Consultations on the "Trade for All Agenda" would start in the coming months, Mr Parker said in a statement.
The strategy’s principles are to a generate genuine public conversation, ongoing consultation with Maori, creating economic opportunities for more people, supporting international rules-based systems, backing multilateral negotiations as the best option followed by open plurilateral talks, and enhancing New Zealand’s economic integration in Asia-Pacific and economic connections to other regions.
The Government wants trade policy to support environmental issues, protecting New Zealanders’ health, labour rights, gender equality, indigenous rights, small and medium-sized enterprise participation in global markets, inclusive regional economic growth, protecting traditional knowledge and maintaining the right of governments to regulate in the public interest, a February 7 Cabinet committee minute shows.
The Labour-led Government has been seeking wide public engagement in trade issues, and Mr Parker has been touring the country, explaining the benefits of the Comprehensive and Progressive Trans Pacific Partnership, a trade and investment pact that became totemic of corporate greed among anti-globalisation campaigners, who saw investor-state dispute settlement (ISDS) provisions as undermining national sovereignty.

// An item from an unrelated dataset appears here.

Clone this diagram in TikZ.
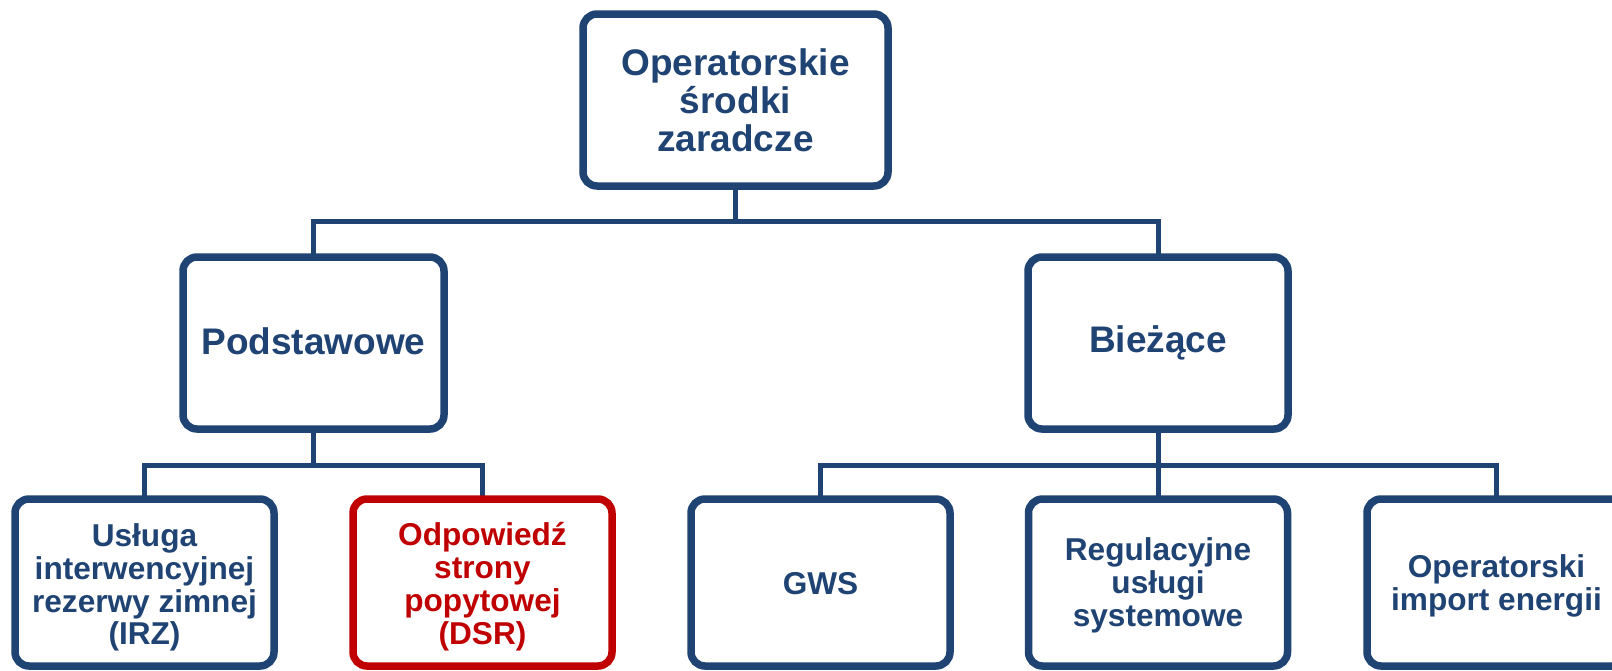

Under Ms Ardern’s administration, the Government has ordered trade negotiators that future free trade agreements do not include ISDS provisions, aligning with European policymakers, who prefer a new public court system over the clauses.
Ms Ardern is in the United Kingdom for the Commonwealth Heads of Government Meeting and then to Europe, where she will press for a free trade agreement with the regional bloc in meetings with French President Emmanuel Macron and German Chancellor Angela Merkel.